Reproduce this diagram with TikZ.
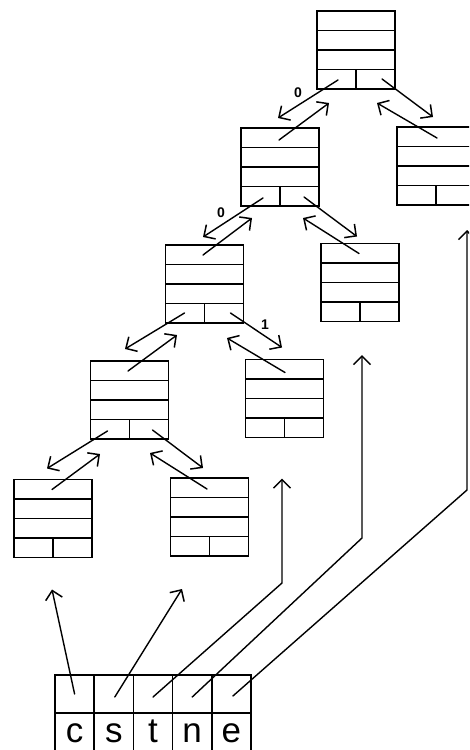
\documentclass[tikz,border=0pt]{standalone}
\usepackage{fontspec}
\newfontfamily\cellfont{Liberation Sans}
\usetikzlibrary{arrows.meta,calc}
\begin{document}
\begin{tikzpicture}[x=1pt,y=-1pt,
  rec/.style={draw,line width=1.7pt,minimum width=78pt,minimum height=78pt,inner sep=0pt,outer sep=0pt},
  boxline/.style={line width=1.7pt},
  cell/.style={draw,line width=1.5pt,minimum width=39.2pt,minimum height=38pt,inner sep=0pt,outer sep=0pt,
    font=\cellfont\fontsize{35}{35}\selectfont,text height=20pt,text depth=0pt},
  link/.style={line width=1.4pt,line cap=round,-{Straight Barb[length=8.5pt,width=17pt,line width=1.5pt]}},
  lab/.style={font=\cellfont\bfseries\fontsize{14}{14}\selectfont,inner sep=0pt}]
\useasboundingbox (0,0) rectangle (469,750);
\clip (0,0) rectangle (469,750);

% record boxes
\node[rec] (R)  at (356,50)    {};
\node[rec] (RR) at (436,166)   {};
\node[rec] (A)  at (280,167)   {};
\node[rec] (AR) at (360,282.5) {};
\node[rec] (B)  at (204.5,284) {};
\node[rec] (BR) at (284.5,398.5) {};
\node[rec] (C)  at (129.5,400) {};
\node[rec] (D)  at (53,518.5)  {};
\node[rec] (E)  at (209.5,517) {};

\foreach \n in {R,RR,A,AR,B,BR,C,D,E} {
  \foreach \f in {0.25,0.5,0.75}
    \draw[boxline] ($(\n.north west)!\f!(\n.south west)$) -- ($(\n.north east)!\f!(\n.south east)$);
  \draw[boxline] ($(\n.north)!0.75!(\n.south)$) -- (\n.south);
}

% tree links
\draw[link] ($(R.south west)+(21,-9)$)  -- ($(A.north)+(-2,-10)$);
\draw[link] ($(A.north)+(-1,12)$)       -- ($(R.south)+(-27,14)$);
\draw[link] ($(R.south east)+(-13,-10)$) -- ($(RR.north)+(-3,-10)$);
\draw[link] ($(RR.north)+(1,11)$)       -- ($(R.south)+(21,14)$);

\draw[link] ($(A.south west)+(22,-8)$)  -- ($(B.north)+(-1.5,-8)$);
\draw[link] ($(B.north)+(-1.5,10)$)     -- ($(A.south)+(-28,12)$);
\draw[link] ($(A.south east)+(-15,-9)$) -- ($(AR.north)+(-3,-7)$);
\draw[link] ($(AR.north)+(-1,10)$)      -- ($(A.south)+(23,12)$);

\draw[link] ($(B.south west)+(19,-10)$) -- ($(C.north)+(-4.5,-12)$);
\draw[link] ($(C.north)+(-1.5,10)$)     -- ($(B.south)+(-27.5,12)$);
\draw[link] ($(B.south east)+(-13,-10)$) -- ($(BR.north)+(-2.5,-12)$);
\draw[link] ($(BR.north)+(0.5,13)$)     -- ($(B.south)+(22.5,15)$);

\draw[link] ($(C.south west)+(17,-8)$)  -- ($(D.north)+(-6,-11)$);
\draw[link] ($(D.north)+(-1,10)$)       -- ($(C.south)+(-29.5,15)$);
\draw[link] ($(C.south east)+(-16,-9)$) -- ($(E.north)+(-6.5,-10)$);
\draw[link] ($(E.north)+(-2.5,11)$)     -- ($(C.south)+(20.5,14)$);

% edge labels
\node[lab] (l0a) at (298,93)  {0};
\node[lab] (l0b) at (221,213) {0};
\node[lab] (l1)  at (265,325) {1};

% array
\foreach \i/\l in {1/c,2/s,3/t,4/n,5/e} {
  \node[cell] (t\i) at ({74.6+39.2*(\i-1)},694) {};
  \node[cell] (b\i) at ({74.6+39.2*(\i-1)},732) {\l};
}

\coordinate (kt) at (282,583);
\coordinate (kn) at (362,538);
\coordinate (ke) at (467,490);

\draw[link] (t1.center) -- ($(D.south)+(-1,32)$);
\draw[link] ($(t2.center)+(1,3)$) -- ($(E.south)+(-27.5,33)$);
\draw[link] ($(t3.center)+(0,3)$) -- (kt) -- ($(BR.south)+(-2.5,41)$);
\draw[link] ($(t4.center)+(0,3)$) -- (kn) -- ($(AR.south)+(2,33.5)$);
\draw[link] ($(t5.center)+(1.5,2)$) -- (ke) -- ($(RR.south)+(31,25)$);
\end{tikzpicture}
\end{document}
* * *
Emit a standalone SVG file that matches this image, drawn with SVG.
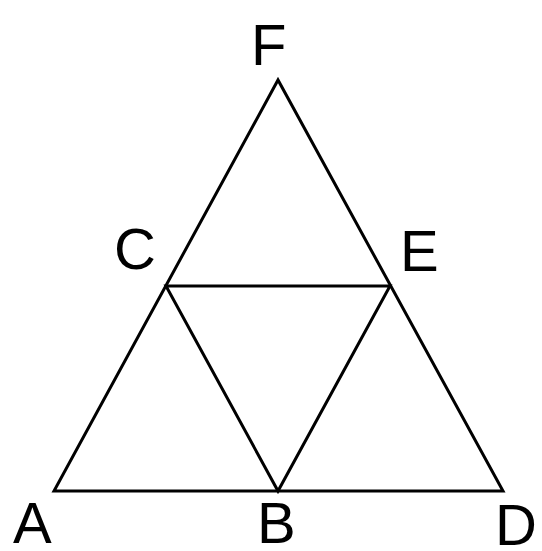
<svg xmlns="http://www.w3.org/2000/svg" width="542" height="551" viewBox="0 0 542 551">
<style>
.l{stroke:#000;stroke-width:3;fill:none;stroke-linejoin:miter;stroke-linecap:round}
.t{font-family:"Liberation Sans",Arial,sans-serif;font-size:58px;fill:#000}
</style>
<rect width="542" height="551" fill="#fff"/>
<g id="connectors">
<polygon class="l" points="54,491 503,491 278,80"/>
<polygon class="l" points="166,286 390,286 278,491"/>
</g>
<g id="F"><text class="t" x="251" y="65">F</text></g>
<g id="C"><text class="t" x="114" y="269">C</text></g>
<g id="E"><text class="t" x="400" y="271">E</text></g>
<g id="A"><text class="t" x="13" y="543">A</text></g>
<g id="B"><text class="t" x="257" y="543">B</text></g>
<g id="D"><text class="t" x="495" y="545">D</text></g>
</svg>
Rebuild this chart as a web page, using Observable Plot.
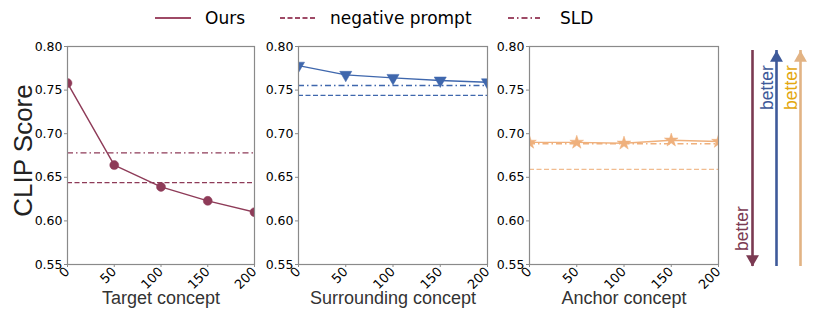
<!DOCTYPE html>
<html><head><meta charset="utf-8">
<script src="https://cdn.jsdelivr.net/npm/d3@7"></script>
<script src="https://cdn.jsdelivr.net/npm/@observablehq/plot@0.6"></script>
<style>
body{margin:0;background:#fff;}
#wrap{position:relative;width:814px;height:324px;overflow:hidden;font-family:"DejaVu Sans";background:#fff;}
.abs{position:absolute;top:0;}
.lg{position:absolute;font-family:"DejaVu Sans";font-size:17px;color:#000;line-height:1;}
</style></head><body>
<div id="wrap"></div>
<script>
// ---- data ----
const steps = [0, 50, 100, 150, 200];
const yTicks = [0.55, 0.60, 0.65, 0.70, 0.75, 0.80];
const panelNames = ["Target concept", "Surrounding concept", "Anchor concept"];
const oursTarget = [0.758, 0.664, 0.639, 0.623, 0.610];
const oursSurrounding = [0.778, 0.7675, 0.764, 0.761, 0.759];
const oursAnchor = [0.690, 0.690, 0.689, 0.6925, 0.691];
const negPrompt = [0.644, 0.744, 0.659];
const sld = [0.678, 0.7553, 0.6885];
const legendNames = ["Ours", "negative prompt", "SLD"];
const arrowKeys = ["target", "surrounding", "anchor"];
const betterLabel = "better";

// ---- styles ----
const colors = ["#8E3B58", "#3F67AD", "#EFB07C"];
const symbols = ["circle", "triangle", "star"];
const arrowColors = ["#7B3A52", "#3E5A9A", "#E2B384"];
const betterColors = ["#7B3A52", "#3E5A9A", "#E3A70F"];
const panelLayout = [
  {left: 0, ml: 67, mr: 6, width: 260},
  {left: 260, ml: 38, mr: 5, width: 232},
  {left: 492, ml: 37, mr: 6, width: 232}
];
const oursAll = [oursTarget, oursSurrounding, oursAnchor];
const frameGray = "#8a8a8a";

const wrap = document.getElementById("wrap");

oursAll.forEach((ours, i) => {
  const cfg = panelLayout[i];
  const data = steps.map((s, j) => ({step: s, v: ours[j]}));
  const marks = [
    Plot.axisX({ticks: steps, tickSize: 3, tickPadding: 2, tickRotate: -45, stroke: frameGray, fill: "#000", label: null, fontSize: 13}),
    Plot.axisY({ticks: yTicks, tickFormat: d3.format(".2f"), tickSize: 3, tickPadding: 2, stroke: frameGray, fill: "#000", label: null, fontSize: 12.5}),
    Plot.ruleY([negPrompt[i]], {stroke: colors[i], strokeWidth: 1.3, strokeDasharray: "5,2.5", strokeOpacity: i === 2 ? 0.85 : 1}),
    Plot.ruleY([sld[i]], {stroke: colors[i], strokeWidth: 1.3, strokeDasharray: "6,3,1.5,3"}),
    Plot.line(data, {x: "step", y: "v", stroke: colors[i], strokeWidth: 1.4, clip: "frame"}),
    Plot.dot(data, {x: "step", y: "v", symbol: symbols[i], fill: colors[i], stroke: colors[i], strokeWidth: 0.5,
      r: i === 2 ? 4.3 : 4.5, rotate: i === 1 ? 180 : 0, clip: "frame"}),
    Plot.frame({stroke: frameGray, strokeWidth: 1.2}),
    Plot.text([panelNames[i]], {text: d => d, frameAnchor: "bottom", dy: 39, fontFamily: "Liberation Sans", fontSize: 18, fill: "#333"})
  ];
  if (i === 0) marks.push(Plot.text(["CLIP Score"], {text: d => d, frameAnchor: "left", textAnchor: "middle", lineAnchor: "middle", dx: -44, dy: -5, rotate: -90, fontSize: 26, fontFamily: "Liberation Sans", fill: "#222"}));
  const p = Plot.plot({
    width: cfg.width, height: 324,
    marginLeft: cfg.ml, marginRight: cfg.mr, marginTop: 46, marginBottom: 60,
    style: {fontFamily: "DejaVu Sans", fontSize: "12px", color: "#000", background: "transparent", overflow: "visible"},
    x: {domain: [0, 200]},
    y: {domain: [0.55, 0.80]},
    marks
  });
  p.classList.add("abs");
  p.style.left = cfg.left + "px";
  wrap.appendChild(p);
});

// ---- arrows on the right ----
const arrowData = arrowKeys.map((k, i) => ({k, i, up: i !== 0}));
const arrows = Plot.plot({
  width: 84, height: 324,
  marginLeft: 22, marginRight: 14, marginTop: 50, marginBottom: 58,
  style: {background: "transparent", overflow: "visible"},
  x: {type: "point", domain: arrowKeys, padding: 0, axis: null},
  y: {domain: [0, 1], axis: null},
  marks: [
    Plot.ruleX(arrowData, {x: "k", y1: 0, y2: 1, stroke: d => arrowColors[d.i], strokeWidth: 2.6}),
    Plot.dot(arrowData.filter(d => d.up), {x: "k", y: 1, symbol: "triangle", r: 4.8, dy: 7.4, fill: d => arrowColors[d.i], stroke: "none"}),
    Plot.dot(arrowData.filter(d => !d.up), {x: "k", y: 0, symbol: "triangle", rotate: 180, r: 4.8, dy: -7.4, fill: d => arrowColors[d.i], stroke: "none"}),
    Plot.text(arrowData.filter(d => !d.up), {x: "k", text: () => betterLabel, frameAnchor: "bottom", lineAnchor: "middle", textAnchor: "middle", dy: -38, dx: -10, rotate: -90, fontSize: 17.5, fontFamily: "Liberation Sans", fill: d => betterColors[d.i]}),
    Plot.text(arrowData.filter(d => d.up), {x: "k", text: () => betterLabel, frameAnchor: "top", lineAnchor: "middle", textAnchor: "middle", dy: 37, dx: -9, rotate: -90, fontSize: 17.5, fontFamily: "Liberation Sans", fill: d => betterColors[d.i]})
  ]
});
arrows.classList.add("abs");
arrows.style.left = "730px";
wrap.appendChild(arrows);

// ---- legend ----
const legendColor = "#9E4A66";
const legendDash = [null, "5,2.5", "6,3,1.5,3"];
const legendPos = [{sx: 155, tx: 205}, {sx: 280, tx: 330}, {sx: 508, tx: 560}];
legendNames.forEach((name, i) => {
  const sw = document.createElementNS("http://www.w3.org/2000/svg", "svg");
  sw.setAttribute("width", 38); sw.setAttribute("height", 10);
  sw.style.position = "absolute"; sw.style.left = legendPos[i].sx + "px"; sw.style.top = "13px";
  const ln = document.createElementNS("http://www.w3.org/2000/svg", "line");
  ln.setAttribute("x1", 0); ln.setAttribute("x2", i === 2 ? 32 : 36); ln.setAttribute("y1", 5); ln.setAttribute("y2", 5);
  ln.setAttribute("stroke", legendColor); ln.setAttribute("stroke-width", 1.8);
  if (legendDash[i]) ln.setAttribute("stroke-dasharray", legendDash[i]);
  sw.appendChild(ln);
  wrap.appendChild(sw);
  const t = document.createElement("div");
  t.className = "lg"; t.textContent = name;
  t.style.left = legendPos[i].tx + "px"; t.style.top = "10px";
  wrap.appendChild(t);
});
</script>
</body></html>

**Brief**:
Search the data for "standalone". Copy every line that has it.

**Correct result**:
\documentclass[tikz,border=0pt]{standalone}
Emit a standalone SVG file that matches this image, drawn with SVG.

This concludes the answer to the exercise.